Important points of Growth Plans:

  1. The overall returns of growth option are usually better than the dividend option over longer tenure as the compounding effect favours the growth plans while it worlds contrary to the dividend plans. 
  2. There exist no difference in the composition and portfolio of growth and dividend plans. It is only the dividend payout model that changes. The dividend plan NAV is only reduced by the dividend payout and nothing else. 
  3. When we sell a growth plan fund, it generates capital gains which is taxed as it is. Effectively there is no incidence of tax in growth options unless investors sell or redeem the units of the funds. 
  4. These plans follow as a logical corollary that the NAV here will be higher when compared to the dividend plan because the profits are reinvested in the plan here and nothing is paid out to the investors. 

DIVIDEND PLAN OF MUTUAL FUNDS 

If you opt for these plans, profits made here are paid out to investors either in full or partially, such dividends are declared at regular intervals. The mutual funds can payout dividends in any frequency including weekly, monthly, quarterly, semi-annually, etc. depending on the plan selected by the investor.

This plan itself is further divided into three sub plans. There is a Payout of Income Distribution and Capital Withdrawal option, Reinvestment of Income Distribution and Capital Withdrawal option, & Transfer of Income Distribution and Capital Withdrawal. 

Important points of dividend Plans:

  1. Dividends can’t be assured. This applies to equity funds and even to liquid and debt funds. Neither the payout time nor the quantum can be assured by the fund.
  2. Dividends can only be paid out from the distributable surplus of the scheme, which is NAV accretion. The dividend can also include the capital portion of the investor.
  3. Dividends do not attract any tax because dividends are fully taxable in the hands of investors.

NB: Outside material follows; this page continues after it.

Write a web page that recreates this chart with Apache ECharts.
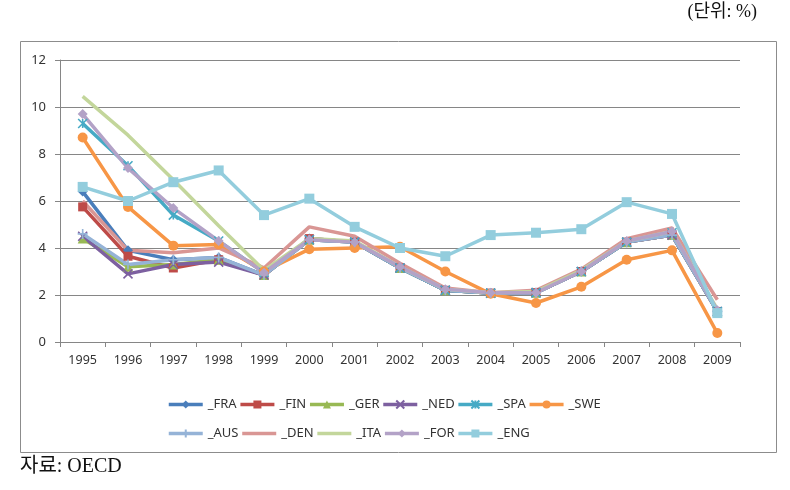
<!DOCTYPE html>
<html><head><meta charset="utf-8">
<script src="https://cdn.jsdelivr.net/npm/echarts@6/dist/echarts.min.js"></script>
<style>html,body{margin:0;padding:0;background:#fff}#c{width:790px;height:490px}</style>
</head><body><div id="c"></div>
<script>
const years = ['1995','1996','1997','1998','1999','2000','2001','2002','2003','2004','2005','2006','2007','2008','2009'];
const yTicks = [0, 2, 4, 6, 8, 10, 12];
const FRA = [6.4, 3.9, 3.5, 3.6, 2.85, 4.4, 4.25, 3.15, 2.2, 2.08, 2.1, 3.0, 4.25, 4.55, 1.3];
const FIN = [5.75, 3.65, 3.15, 3.5, 2.85, 4.4, 4.25, 3.15, 2.2, 2.08, 2.1, 3.0, 4.25, 4.55, 1.3];
const GER = [4.4, 3.2, 3.3, 3.5, 2.85, 4.35, 4.25, 3.15, 2.2, 2.08, 2.1, 3.0, 4.25, 4.55, 1.3];
const NED = [4.5, 2.9, 3.3, 3.4, 2.85, 4.35, 4.25, 3.15, 2.2, 2.08, 2.1, 3.0, 4.25, 4.55, 1.3];
const SPA = [9.3, 7.5, 5.4, 4.3, 2.95, 4.35, 4.25, 3.15, 2.2, 2.08, 2.1, 3.0, 4.25, 4.65, 1.3];
const SWE = [8.7, 5.75, 4.1, 4.15, 3.0, 3.95, 4.0, 4.05, 3.0, 2.05, 1.66, 2.35, 3.5, 3.9, 0.38];
const AUS = [4.6, 3.3, 3.5, 3.6, 2.85, 4.35, 4.25, 3.15, 2.2, 2.08, 2.1, 3.0, 4.25, 4.55, 1.3];
const DEN = [6.0, 3.9, 3.8, 4.0, 3.15, 4.9, 4.5, 3.35, 2.3, 2.1, 2.2, 3.1, 4.4, 4.85, 1.8];
const ITA = [10.45, 8.8, 6.9, 4.95, 3.05, 4.4, 4.3, 3.2, 2.25, 2.1, 2.15, 3.05, 4.3, 4.7, 1.4];
const FOR = [9.7, 7.4, 5.7, 4.3, 2.95, 4.35, 4.25, 3.2, 2.25, 2.1, 2.1, 3.0, 4.3, 4.7, 1.35];
const ENG = [6.6, 6.0, 6.8, 7.3, 5.4, 6.1, 4.9, 4.0, 3.65, 4.55, 4.65, 4.8, 5.95, 5.45, 1.23];

const seriesDefs = [
  ['_FRA', FRA, '#4A7EBB', 'diamond', 10, false],
  ['_FIN', FIN, '#BE4B48', 'rect', 9, false],
  ['_GER', GER, '#98B954', 'triangle', 10, false],
  ['_NED', NED, '#7D60A0', 'path://M0,0L10,10M10,0L0,10', 9, true],
  ['_SPA', SPA, '#46AAC5', 'path://M0,0L10,10M10,0L0,10M5,0L5,10', 9, true],
  ['_SWE', SWE, '#F79646', 'circle', 10, false],
  ['_AUS', AUS, '#95B3D7', 'path://M5,0L5,10M0,5L10,5', 10, true],
  ['_DEN', DEN, '#D99694', 'none', 0, false],
  ['_ITA', ITA, '#C3D69B', 'none', 0, false],
  ['_FOR', FOR, '#B3A2C7', 'diamond', 10, false],
  ['_ENG', ENG, '#93CDDD', 'rect', 10, false]
];

const series = seriesDefs.map(([name, data, color, sym, size, stroke]) => ({
  name: name, type: 'line', data: data, symbol: sym, symbolSize: size,
  showSymbol: sym !== 'none',
  lineStyle: {color: color, width: 3.5},
  itemStyle: stroke ? {color: color, borderColor: color, borderWidth: 1.6} : {color: color},
  emphasis: {disabled: true}, animation: false
}));

function legendItems(names) {
  return names.map(n => {
    const def = seriesDefs.find(d => d[0] === n);
    return def[3] === 'none' ? {name: n, itemStyle: {opacity: 0}} : {name: n};
  });
}

const legendBase = {
  left: 162, itemWidth: 34, itemHeight: 10, itemGap: 2,
  lineStyle: {width: 3.5},
  textStyle: {fontFamily: 'Noto Sans, sans-serif', fontSize: 13, color: '#333', width: 36, overflow: 'none'}
};

const chart = echarts.init(document.getElementById('c'));
chart.setOption({
  animation: false,
  grid: {left: 60, right: 50, top: 60, bottom: 148},
  graphic: [
    {type: 'rect', shape: {x: 20.5, y: 41.5, width: 756, height: 411}, style: {fill: 'none', stroke: '#8c8c8c', lineWidth: 1}, z: -1},
    {type: 'text', right: 33, top: 3, style: {text: '(단위: %)', font: '18px "Liberation Serif", "Noto Sans CJK KR", serif', fill: '#111'}},
    {type: 'text', left: 20, top: 457, style: {text: '자료: OECD', font: '20px "Liberation Serif", "Noto Sans CJK KR", serif', fill: '#111'}}
  ],
  legend: [
    Object.assign({}, legendBase, {top: 393, data: legendItems(['_FRA','_FIN','_GER','_NED','_SPA','_SWE'])}),
    Object.assign({}, legendBase, {top: 422, data: legendItems(['_AUS','_DEN','_ITA','_FOR','_ENG'])})
  ],
  xAxis: {
    type: 'category', data: years, boundaryGap: true,
    axisLine: {lineStyle: {color: '#868686'}},
    axisTick: {show: true, length: 5, lineStyle: {color: '#868686'}},
    axisLabel: {fontFamily: 'Noto Sans, sans-serif', fontSize: 12.5, color: '#333', margin: 12}
  },
  yAxis: {
    type: 'value', min: yTicks[0], max: yTicks[yTicks.length - 1], interval: 2,
    axisLine: {show: true, lineStyle: {color: '#868686'}},
    axisTick: {show: true, length: 5, lineStyle: {color: '#868686'}},
    splitLine: {lineStyle: {color: '#868686'}},
    axisLabel: {fontFamily: 'Noto Sans, sans-serif', fontSize: 13, color: '#333', margin: 14}
  },
  series: series
});
</script></body></html>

Nevertheless, effective the budget 2020, there is a compulsory 10% TDS deduction from dividend income for resident individuals if the income is more than Rs 5000 for one financial year. 
  4. Very significant to know that the payouts are adjusted from the NAV of the fund. Hence, the NAV of these plans sees a drop to the extent of the dividend paid.

WHICH PLAN IS BETTER FOR LONG TERM?

If we were to opt, we would have gone for growth plans. Your long term goals work on the principle of compounding which is highly beneficial in long term and wealth creation. That is only possible through auto reinvestment which happens in a growth plan. When you are planning for long term goals like college education or retirement , the power of compounding will be your biggest asset. 

But, that only works if returns are constantly reinvested in the mutual fund. If you opt for a dividend plan most of the returns will be cashed out in the form of dividends and hence actual wealth creation will be much lower. A growth option is like an auto compounder and therefore more compatible in long term visions and goals like buying a house, child education, retirement, etc.